Another way of solving systems of linear equations is called the **elimination** or **addition** method. It is called the elimination method because after combining the two linear equations using addition, one of the two variables is canceled out. Thus, giving way to a simpler linear equation that is expressed in just one variable which can easily be solved.

**Example 1:** Solve the system of equations below using the elimination or addition method.

$$\eqalign{

2x + 5y &= 17 \cr

x - 5y &= 1 \cr} $$

Observe, the coefficients of the y-terms are opposite each other. They have the same absolute value but opposite in signs. If we add \(+5y\) and \(-5y\) they will cancel each other, that is, \(\left( { + 5y} \right) + \left( { - 5y} \right) = 0\).
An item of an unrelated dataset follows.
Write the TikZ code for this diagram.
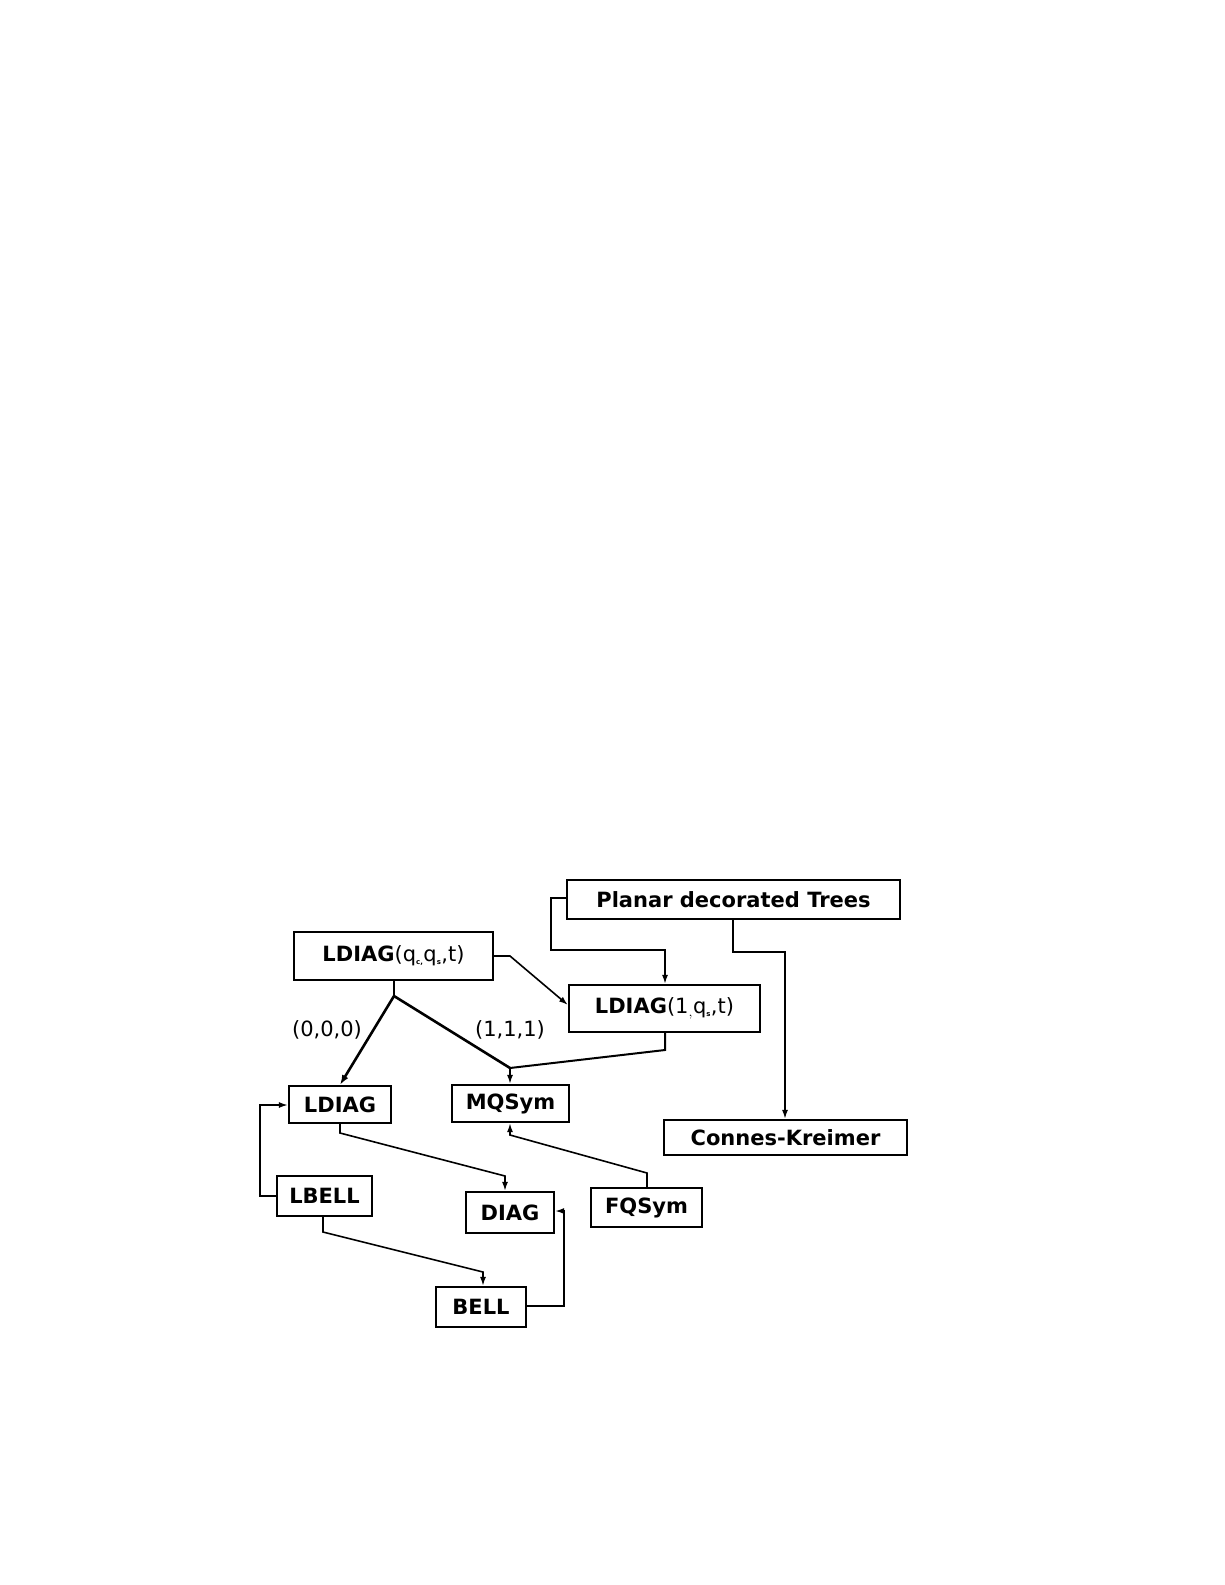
\documentclass[tikz,border=0pt]{standalone}
\usepackage{fontspec}
\setmainfont{DejaVu Sans}
\usetikzlibrary{arrows.meta}
\begin{document}
\begin{tikzpicture}[x=1pt,y=-1pt,
  bx/.style={draw,line width=2.2pt,inner sep=0pt,font=\fontsize{21}{24}\selectfont},
  ln/.style={line width=1.6pt,-{Latex[length=9pt,width=6pt]}},
  tk/.style={line width=2.6pt},
  lab/.style={font=\fontsize{21}{24}\selectfont}]
\fill[white] (0,0) rectangle (1225,1585);
\useasboundingbox (0,0) rectangle (1225,1585);
\node[bx,minimum width=333pt,minimum height=39pt] (pdt) at (733.5,899.5) {\textbf{Planar decorated Trees}};
\node[bx,minimum width=199pt,minimum height=48pt] (lq) at (393.5,956) {\textbf{LDIAG}(q$_{\textbf{\scriptsize c,}}$q$_{\textbf{\scriptsize s}}$,t)};
\node[bx,minimum width=191pt,minimum height=47pt] (l1) at (664.5,1008.5) {\textbf{LDIAG}(1$_{,}$q$_{\textbf{\scriptsize s}}$,t)};
\node[bx,minimum width=102pt,minimum height=37pt] (ld) at (340,1104.5) {\textbf{LDIAG}};
\node[bx,minimum width=117pt,minimum height=37pt] (mq) at (510.5,1103.5) {\textbf{MQSym}};
\node[bx,minimum width=243pt,minimum height=35pt] (ck) at (785.5,1137.5) {\textbf{Connes-Kreimer}};
\node[bx,minimum width=95pt,minimum height=40pt] (lb) at (324.5,1196) {\textbf{LBELL}};
\node[bx,minimum width=88pt,minimum height=41pt] (dg) at (510,1212.5) {\textbf{DIAG}};
\node[bx,minimum width=111pt,minimum height=39pt] (fq) at (646.5,1207.5) {\textbf{FQSym}};
\node[bx,minimum width=90pt,minimum height=40pt] (bl) at (481,1307) {\textbf{BELL}};
\node[lab] (l0) at (327,1030) {(0,0,0)};
\node[lab] (l111) at (510,1030) {(1,1,1)};
\coordinate (fork) at (394,996);
\coordinate (mqin) at (510,1068);
\draw[ln] (pdt.west|-0,898) -- (551,898) -- (551,950) -- (665,950) -- (l1.north-|665,0);
\draw[ln] (733,919) -- (733,952) -- (785,952) -- (ck.north-|785,0);
\draw[ln] (lq.east|-0,956) -- (510,956) -- (l1.west|-0,1005);
\draw[tk] (394,980) -- (fork);
\draw[tk,-{Latex[length=10pt,width=7pt]}] (fork) -- (ld.north-|340,0);
\draw[tk] (fork) -- (mqin);
\draw[line width=2pt] (665,1032) -- (665,1050) -- (mqin);
\draw[ln] (mqin) -- (mq.north-|510,0);
\draw[ln] (340,1123) -- (340,1133) -- (505,1176) -- (dg.north-|505,0);
\draw[ln] (lb.west|-0,1196) -- (260,1196) -- (260,1105) -- (ld.west|-0,1105);
\draw[ln] (323,1216) -- (323,1232) -- (483,1272) -- (bl.north-|483,0);
\draw[ln] (bl.east|-0,1306) -- (564,1306) -- (564,1211) -- (dg.east|-0,1211);
\draw[ln] (647,1188) -- (647,1173) -- (510,1135) -- (mq.south-|510,0);
\end{tikzpicture}
\end{document}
With that in mind, let's add the two equations thereby eliminating the y-terms. What we have left is an equation in one variable which is in x.

$$\eqalign{

2x + 5y &= 17 \cr

x - 5y &= 1 \cr } $$

\(\hrule{60pt}{1pt}\)

$$\eqalign{

3x &= 18 \cr

x &= 6\cr} $$

Now back-substitute the newly obtained value of x to either of the two given equations then solve for y. Let's select the second equation because it is simpler.

$$\eqalign{

x - 5y &= 1 \cr

6 - 5y &= 1 \cr

- 5y &= 1 - 6 \cr

- 5y &= - 5 \cr

y &= 1 \cr} $$

Verify that our solution is indeed \(\left( {1,6} \right)\).

**Example 2:** Solve the system of equations using the elimination method.

$$\eqalign{

3x - 6y &= 27 \cr

x + 2y &= 17 \cr} $$

This system of equations is not ready for addition yet. As you can see, adding the x-terms or y-terms won't eliminate either because their coefficients are not opposite each other. That means we have to perform a preliminary step first to force them to have opposite coefficients.
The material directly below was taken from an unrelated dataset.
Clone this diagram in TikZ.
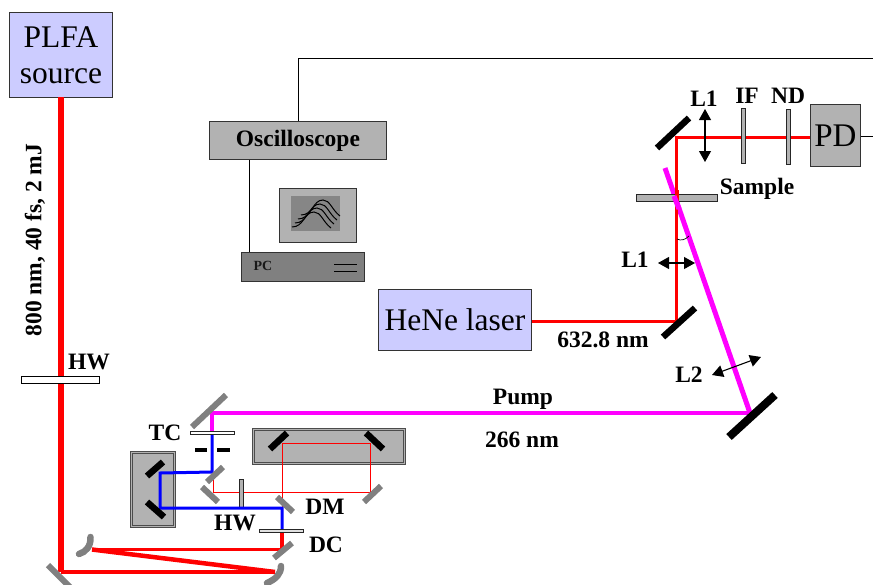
\documentclass[tikz,border=0pt]{standalone}
\usepackage{fontspec}
\setmainfont{Liberation Serif}
\usetikzlibrary{arrows.meta}
\definecolor{boxblue}{HTML}{CCCCFF}
\definecolor{midgray}{HTML}{B2B2B2}
\definecolor{dkgray}{HTML}{808080}
\definecolor{beam}{HTML}{FF0000}
\definecolor{pump}{HTML}{FF00FF}
\definecolor{seed}{HTML}{0000FF}
\tikzset{
  lab/.style={font=\fontsize{23.5}{25}\selectfont\bfseries,inner sep=0pt},
  bigbox/.style={draw=black!80,line width=0.9pt,fill=boxblue,inner sep=0pt,align=center,font=\fontsize{31.5}{35}\selectfont},
  graybox/.style={draw=black!80,line width=0.9pt,fill=midgray,inner sep=0pt},
  plate/.style={draw=black!85,line width=0.7pt,fill=midgray},
  wplate/.style={draw=black,line width=0.7pt,fill=white},
  bmir/.style={line width=6.5pt,black},
  gmir/.style={line width=6pt,dkgray},
  cmir/.style={line width=6.5pt,dkgray,line cap=round},
  tray/.style={draw=black!70,line width=0.8pt,double=midgray,double distance=1.4pt,fill=midgray},
  wire/.style={line width=0.8pt,black},
  dbl/.style={line width=1.1pt,black,{Triangle[length=11pt,width=12pt]}-{Triangle[length=11pt,width=12pt]}},
}
\begin{document}
\begin{tikzpicture}[x=1pt,y=-1pt]
\useasboundingbox (0,0) rectangle (873,584);
\clip (0,0) rectangle (873,584);
% coordinates
\coordinate (srcout) at (60.5,97);
\coordinate (m0) at (60.5,572);
\coordinate (cm2) at (275,572);
\coordinate (cm1) at (92,549.5);
\coordinate (dc) at (282,549.5);
\coordinate (dm) at (282,508);
\coordinate (lowb) at (160,508);
\coordinate (upb) at (160,473);
\coordinate (tcm) at (212,472);
\coordinate (tcplate) at (212,432);
\coordinate (pm0) at (212,413);
\coordinate (pm1) at (750,413);
\coordinate (pend) at (665,168);
\coordinate (hen1) at (676.5,321);
\coordinate (hen2) at (676.5,137);
\coordinate (l1a) at (282,443);
\coordinate (l1b) at (370,443);
\coordinate (l1c) at (370,492);
\coordinate (l1d) at (213,492);
\coordinate (l1e) at (213,480);
% boxes
\node[bigbox,minimum width=103pt,minimum height=85pt,anchor=north west] (plfa) at (9,12) {PLFA\\[1pt]source};
\node[bigbox,minimum width=153pt,minimum height=61pt,anchor=north west] (hene) at (378,289) {HeNe laser};
\node[graybox,minimum width=177pt,minimum height=38pt,anchor=north west,font=\fontsize{23.5}{25}\selectfont\bfseries] (osc) at (209,121) {Oscilloscope};
\node[graybox,minimum width=50pt,minimum height=62pt,anchor=north west,font=\fontsize{33}{35}\selectfont] (pd) at (810,104) {PD};
% wires
\coordinate (wtop) at (298,58);
\coordinate (wright) at (873,58);
\coordinate (wpd) at (873,136);
\coordinate (wpc) at (249,252);
\draw[wire] (osc.north -| wtop) -- (wtop) -- (wright);
\draw[wire] (pd.east |- wpd) -- (wpd);
\draw[wire] (osc.south -| wpc) -- (wpc);
% monitor and PC
\node[graybox,minimum width=77pt,minimum height=54pt,anchor=north west] (mon) at (279,188) {};
\node[fill=dkgray!95,inner sep=0pt,minimum width=49pt,minimum height=35pt,anchor=north west] (scr) at (291,196) {};
\foreach \dx/\dy in {0/0,3/-4,6/-8,9/-12}{
 \draw[line width=1pt,black,shift={(\dx,\dy)}] (292,227) .. controls (304,227) and (304,212) .. (314,212) .. controls (321,212) and (323,222) .. (331,228);
}
\node[draw=black!80,line width=0.9pt,fill=dkgray,minimum width=123pt,minimum height=29pt,anchor=north west,inner sep=0pt] (pc) at (241,252) {};
\node[font=\fontsize{14}{16}\selectfont\bfseries,inner sep=0pt,text=black!90] (pctxt) at (263,266) {PC};
\coordinate (pa1) at (334,264); \coordinate (pa2) at (357,264);
\coordinate (pb1) at (334,271); \coordinate (pb2) at (357,271);
\draw[line width=1pt] (pa1) -- (pa2); \draw[line width=1pt] (pb1) -- (pb2);
% trays
\node[tray,minimum width=43pt,minimum height=74pt,anchor=north west,inner sep=0pt] (trayL) at (131,452) {};
\node[tray,minimum width=151pt,minimum height=34pt,anchor=north west,inner sep=0pt] (trayR) at (253,429) {};
% thin red loop
\draw[line width=0.8pt,beam] (dm) -- (l1a) -- (l1b) -- (l1c) -- (l1d) -- (l1e);
% plates behind beams
\node[plate,minimum width=4pt,minimum height=28pt,inner sep=0pt] (hwb) at (241,493) {};
% beams
\draw[line width=6pt,beam] (srcout) -- (m0);
\draw[line width=4.5pt,beam] (m0) -- (cm2);
\draw[line width=4.5pt,beam] (cm2) -- (cm1);
\draw[line width=3.5pt,beam] (cm1) -- (dc) -- (282,532);
\draw[line width=3pt,seed,line join=miter] (282,532) -- (dm) -- (lowb) -- (upb) -- (tcm) -- (tcplate);
\draw[line width=4.2pt,pump,line join=miter] (tcplate) -- (pm0) -- (pm1);
\draw[line width=5pt,pump] (pm1) -- (pend);
\draw[line width=3pt,beam,line join=miter] (hene.east |- hen1) -- (hen1) -- (hen2) -- (pd.west |- hen2);
% mirrors
\coordinate (g1a) at (48,565); \coordinate (g1b) at (73,590);
\draw[gmir] (g1a) -- (g1b);
\draw[cmir] (90.5,537) .. controls (91,546) and (86,552) .. (79,554);
\draw[cmir] (281,566) .. controls (281,574) and (276,579) .. (267,583);
\draw[gmir] (274,558) -- (292,543);
\draw[gmir] (277,497) -- (293,512);
\draw[gmir] (192,427) -- (226,395);
\draw[gmir] (207,482) -- (223,467);
\draw[gmir] (202,487) -- (218,502);
\draw[gmir] (364,502) -- (381,486);
\draw[bmir] (147,476) -- (163,462);
\draw[bmir] (147,502) -- (164,517);
\draw[bmir] (270,449) -- (287,433);
\draw[bmir] (366,433) -- (383,449);
\draw[bmir] (663,337) -- (695,308);
\draw[bmir] (657,148) -- (689,118);
\draw[line width=8pt,black] (729,437) -- (775,395);
% plates
\node[wplate,minimum width=78pt,minimum height=7pt,inner sep=0pt,anchor=north west] (hwtop) at (21,376) {};
\node[plate,minimum width=44pt,minimum height=3pt,inner sep=0pt,anchor=north west,fill=white] (tc) at (190,431) {};
\node[plate,minimum width=44pt,minimum height=3pt,inner sep=0pt,anchor=north west,fill=midgray!40] (dcp) at (259,529) {};
\fill (195,448) rectangle (207,452);
\fill (217,448) rectangle (230,452);
\node[plate,minimum width=81pt,minimum height=7pt,inner sep=0pt,anchor=north west] (samp) at (636,194) {};
\node[plate,minimum width=4pt,minimum height=55pt,inner sep=0pt,anchor=north west] (ifp) at (741,108) {};
\node[plate,minimum width=4pt,minimum height=55pt,inner sep=0pt,anchor=north west] (ndp) at (786,109) {};
\draw[line width=4pt,beam] (676.5,190) -- (676.5,205);
\draw[line width=5pt,pump] (674,196) -- (679,209);
% arrows
\coordinate (a1) at (705,109); \coordinate (a2) at (705,162);
\draw[dbl] (a1) -- (a2);
\coordinate (b1) at (658,263); \coordinate (b2) at (695,263);
\draw[dbl] (b1) -- (b2);
\coordinate (c1) at (712,375); \coordinate (c2) at (761,357);
\draw[dbl] (c1) -- (c2);
\draw[line width=0.7pt] (677,239) .. controls (681,241) and (685,240) .. (689,236);
% labels
\node[lab] (t1) at (704,99) {L1};
\node[lab] (t2) at (747,96) {IF};
\node[lab] (t3) at (788,96) {ND};
\node[lab] (t4) at (757,189) {Sample};
\node[lab] (t5) at (635,260) {L1};
\node[lab] (t6) at (689,375) {L2};
\node[lab] (t7) at (603,340) {632.8 nm};
\node[lab] (t8) at (523,399) {Pump};
\node[lab] (t9) at (522,440) {266 nm};
\node[lab] (t10) at (89,362) {HW};
\node[lab] (t11) at (165,433) {TC};
\node[lab] (t12) at (325,507) {DM};
\node[lab] (t13) at (235,523) {HW};
\node[lab] (t14) at (326,545) {DC};
\node[lab,rotate=90] (t15) at (35,240) {800 nm, 40 fs, 2 mJ};
\end{tikzpicture}
\end{document}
There are a few ways to accomplish this. However, the most obvious one is to multiply the bottom equation by 3 because y-terms are already opposite in sign. We just need to make their absolute value the same. Remember, multiplying the entire equation by a number does not change its meaning.

$${\color{red}{3}}\left( {x + 2y = 17} \right) \to 3x + 6y = 51$$

By making the coefficients of the y-terms opposite each other, \(-6\) and \(+6\), we can now proceed by adding the two equations: the original first equation and the transformed second equation.

$$\eqalign{

& 3x - 6y = 27 \cr

& 3x + 6y = 51 \cr} $$

$$\rule{60pt}{1pt}$$

$$\eqalign{

6x &= 78 \cr

x &= 13 \cr} $$

Select any of the equations to solve for y. For practice, let's choose the more complicated one which is the first equation.

$$\eqalign{

3x - 6y &= 27 \cr

3\left( {13} \right) - 6y &= 27 \cr

39 - 6y &= 27 \cr

- 6y &= 27 - 39 \cr

- 6y &= - 12 \cr

y &= 2 \cr} $$

Verify that the final answer should be \(\left( {13,2} \right)\).
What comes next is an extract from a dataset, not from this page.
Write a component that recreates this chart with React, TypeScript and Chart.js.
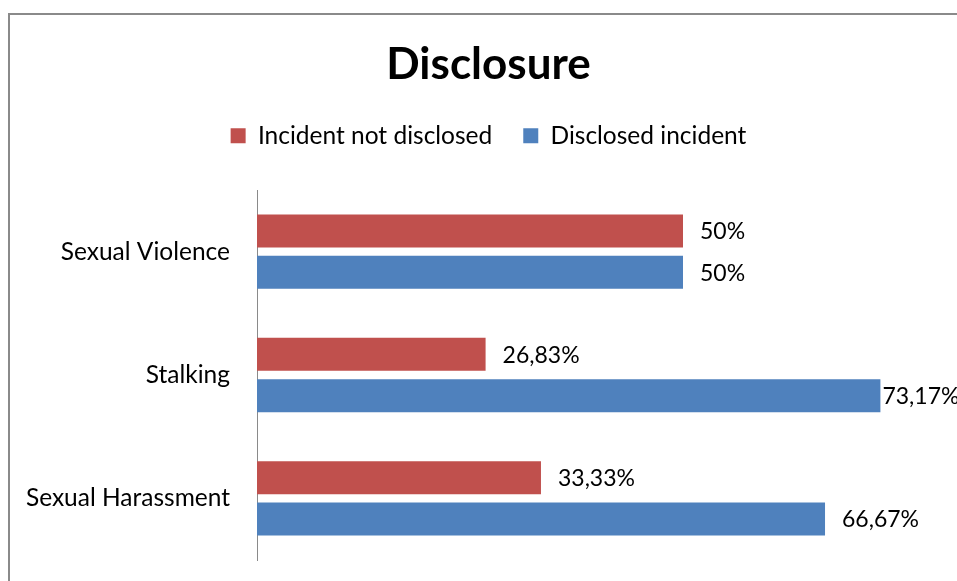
import React, { useEffect, useRef } from "react";
import { Chart, registerables } from "chart.js";

Chart.register(...registerables);

const categories = ["Sexual Violence", "Stalking", "Sexual Harassment"];
const notDisclosed = [50, 26.83, 33.33];
const disclosed = [50, 73.17, 66.67];
const seriesNames = ["Incident not disclosed", "Disclosed incident"];
const seriesColors = ["#C0504D", "#4F81BD"];
const chartTitle = "Disclosure";

const FONT = "Lato, Carlito, Calibri, 'Open Sans', sans-serif";
const PAD_LEFT = 20;

function fmt(v: number): string {
  if (Number.isInteger(v)) return v + "%";
  return v.toFixed(2).replace(".", ",") + "%";
}

const framePlugin = {
  id: "frame",
  beforeDraw(chart: any) {
    const ctx = chart.ctx;
    ctx.save();
    ctx.strokeStyle = "#8a8a8a";
    ctx.lineWidth = 2;
    ctx.strokeRect(9, 14, 3000, 3000);
    ctx.restore();
  },
};

const legendSpacePlugin = {
  id: "legendSpace",
  beforeInit(chart: any) {
    const legend = chart.legend;
    if (!legend) return;
    const orig = legend.fit;
    legend.fit = function () {
      orig.call(this);
      this.height += 32;
    };
  },
};

const labelPlugin = {
  id: "barLabels",
  afterDatasetsDraw(chart: any) {
    const ctx = chart.ctx;
    ctx.save();
    ctx.font = `23px ${FONT}`;
    ctx.fillStyle = "#000";
    ctx.textBaseline = "middle";
    ctx.textAlign = "left";
    chart.data.datasets.forEach((ds: any, di: number) => {
      const meta = chart.getDatasetMeta(di);
      meta.data.forEach((bar: any, i: number) => {
        const text = fmt(ds.data[i]);
        const w = ctx.measureText(text).width;
        let x = bar.x + 17;
        if (x + w > chart.chartArea.right) x = bar.x + 2;
        ctx.fillText(text, x, bar.y + 1);
      });
    });
    ctx.restore();
  },
};

export default function App() {
  const ref = useRef<HTMLCanvasElement | null>(null);
  useEffect(() => {
    if (!ref.current) return;
    const chart = new Chart(ref.current, {
      type: "bar",
      data: {
        labels: categories,
        datasets: [
          {
            label: seriesNames[0],
            data: notDisclosed,
            backgroundColor: seriesColors[0],
            borderWidth: 0,
          },
          {
            label: seriesNames[1],
            data: disclosed,
            backgroundColor: seriesColors[1],
            borderWidth: 0,
          },
        ],
      },
      options: {
        animation: false,
        responsive: false,
        maintainAspectRatio: false,
        indexAxis: "y",
        datasets: {
          bar: { categoryPercentage: 0.671, barPercentage: 0.797 },
        },
        layout: { padding: { top: 0, bottom: 21, left: PAD_LEFT, right: 0 } },
        plugins: {
          title: {
            display: true,
            text: chartTitle,
            color: "#000",
            font: { family: FONT, size: 44, weight: "bold", lineHeight: 1.0 },
            padding: { top: 43, bottom: 5.5 },
          },
          legend: {
            display: true,
            position: "top",
            labels: {
              color: "#000",
              font: { family: FONT, size: 24.5 },
              boxWidth: 15,
              boxHeight: 15,
              padding: 31,
            },
          },
          tooltip: { enabled: false },
        },
        scales: {
          x: {
            display: false,
            min: 0,
            max: 82.16,
          },
          y: {
            grid: { display: false, drawTicks: false },
            border: { display: true, color: "#8a8a8a", width: 1 },
            ticks: {
              color: "#000",
              font: { family: FONT, size: 24.5 },
              padding: 27,
            },
            afterFit(scale: any) {
              scale.width = 257 - PAD_LEFT;
              scale.paddingTop = 0;
              scale.paddingBottom = 0;
            },
          },
        },
      },
      plugins: [framePlugin, legendSpacePlugin, labelPlugin],
    });
    return () => chart.destroy();
  }, []);
  return (
    <div
      style={{
        position: "fixed",
        left: 0,
        top: 0,
        width: 957,
        height: 581,
        background: "#fff",
      }}
    >
      <canvas ref={ref} width={957} height={581} style={{ display: "block" }} />
    </div>
  );
}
**Example 3:** Solve the system of equations using the addition method.

$$\eqalign{

2x + 3y &= - 4 \cr

3x + 5y &= - 7 \cr} $$

This is an example where we have to multiply both equations by some numbers such that when we add them either the x-terms or y-terms are eliminated.

If we want to eliminate the x-terms, we will have to multiply the top equation by \(-3\) and the bottom equation by \(2\).

For the top equation:

$$ {\color{red}{- 3}}\left( {2x + 3y = - 4} \right) \to - 6x - 9y = 12$$

For the bottom equation:

$${\color{red}{2}}\left( {3x + 5y = - 7} \right) \to 6x + 10y = - 14$$

Notice the coefficients of the x-terms are additive inverses of each other. Let's add the transformed equations.

$$\eqalign{

- 6x - 9y &= 12 \cr

6x + 10y &= - 14 \cr} $$

$$\rule{60pt}{1pt}$$

$$\boxed{y = - 2}$$

To find the value of x, we pick the top equation and substitute \(y=-2\).

$$\eqalign{

2x + 3y &= - 4 \cr

2x + 3\left( { - 2} \right) &= - 4 \cr

2x - 6 &= - 4 \cr

2x &= - 4 + 6 \cr

2x &= 2 \cr} $$

$$\boxed{x = 1}$$

The final solution is \(\left( {1, - 2} \right)\).